Information supplied:
═══

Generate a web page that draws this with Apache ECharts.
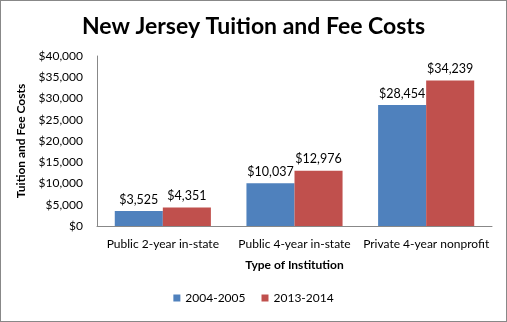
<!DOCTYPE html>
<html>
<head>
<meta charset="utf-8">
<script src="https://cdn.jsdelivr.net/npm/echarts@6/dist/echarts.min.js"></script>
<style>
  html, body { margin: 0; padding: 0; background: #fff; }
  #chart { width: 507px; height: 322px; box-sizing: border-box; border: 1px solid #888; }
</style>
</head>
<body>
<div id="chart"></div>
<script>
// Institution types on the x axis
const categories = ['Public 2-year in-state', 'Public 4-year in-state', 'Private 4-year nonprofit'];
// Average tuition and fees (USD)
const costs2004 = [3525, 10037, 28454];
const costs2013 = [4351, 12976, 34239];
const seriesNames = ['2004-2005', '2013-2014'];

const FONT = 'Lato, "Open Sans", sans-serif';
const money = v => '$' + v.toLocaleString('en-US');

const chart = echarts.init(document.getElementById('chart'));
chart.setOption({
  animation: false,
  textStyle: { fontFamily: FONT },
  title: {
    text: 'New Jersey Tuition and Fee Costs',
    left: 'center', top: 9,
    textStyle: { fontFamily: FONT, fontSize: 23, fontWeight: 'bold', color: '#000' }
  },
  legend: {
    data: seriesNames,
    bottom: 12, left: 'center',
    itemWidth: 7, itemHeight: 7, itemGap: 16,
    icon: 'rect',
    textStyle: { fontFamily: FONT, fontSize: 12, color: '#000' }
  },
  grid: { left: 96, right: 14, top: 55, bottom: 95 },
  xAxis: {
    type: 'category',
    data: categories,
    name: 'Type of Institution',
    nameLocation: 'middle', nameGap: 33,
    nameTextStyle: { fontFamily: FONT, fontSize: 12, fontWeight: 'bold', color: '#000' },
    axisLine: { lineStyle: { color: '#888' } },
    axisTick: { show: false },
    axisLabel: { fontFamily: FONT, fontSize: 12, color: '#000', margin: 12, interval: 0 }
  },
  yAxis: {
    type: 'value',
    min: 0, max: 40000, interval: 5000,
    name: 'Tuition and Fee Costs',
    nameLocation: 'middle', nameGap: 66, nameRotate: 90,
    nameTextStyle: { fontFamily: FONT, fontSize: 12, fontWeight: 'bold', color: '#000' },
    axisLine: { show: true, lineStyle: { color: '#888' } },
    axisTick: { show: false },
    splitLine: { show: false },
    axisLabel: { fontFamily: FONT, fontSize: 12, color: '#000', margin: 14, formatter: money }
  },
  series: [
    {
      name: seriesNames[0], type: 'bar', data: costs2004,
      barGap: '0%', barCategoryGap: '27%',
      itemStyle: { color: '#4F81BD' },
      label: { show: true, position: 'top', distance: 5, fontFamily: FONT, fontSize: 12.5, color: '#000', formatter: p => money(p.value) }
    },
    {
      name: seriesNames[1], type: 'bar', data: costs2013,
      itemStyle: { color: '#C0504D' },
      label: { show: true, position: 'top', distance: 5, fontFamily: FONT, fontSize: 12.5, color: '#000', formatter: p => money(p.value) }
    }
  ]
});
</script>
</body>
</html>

═══

What you will do: Repeat the listing above from its first line through the line that contains "const money = v", both included, and nothing more. Drop the pictures.

Task solution:
Generate a web page that draws this with Apache ECharts.
<!DOCTYPE html>
<html>
<head>
<meta charset="utf-8">
<script src="https://cdn.jsdelivr.net/npm/echarts@6/dist/echarts.min.js"></script>
<style>
  html, body { margin: 0; padding: 0; background: #fff; }
  #chart { width: 507px; height: 322px; box-sizing: border-box; border: 1px solid #888; }
</style>
</head>
<body>
<div id="chart"></div>
<script>
// Institution types on the x axis
const categories = ['Public 2-year in-state', 'Public 4-year in-state', 'Private 4-year nonprofit'];
// Average tuition and fees (USD)
const costs2004 = [3525, 10037, 28454];
const costs2013 = [4351, 12976, 34239];
const seriesNames = ['2004-2005', '2013-2014'];

const FONT = 'Lato, "Open Sans", sans-serif';
const money = v => '$' + v.toLocaleString('en-US');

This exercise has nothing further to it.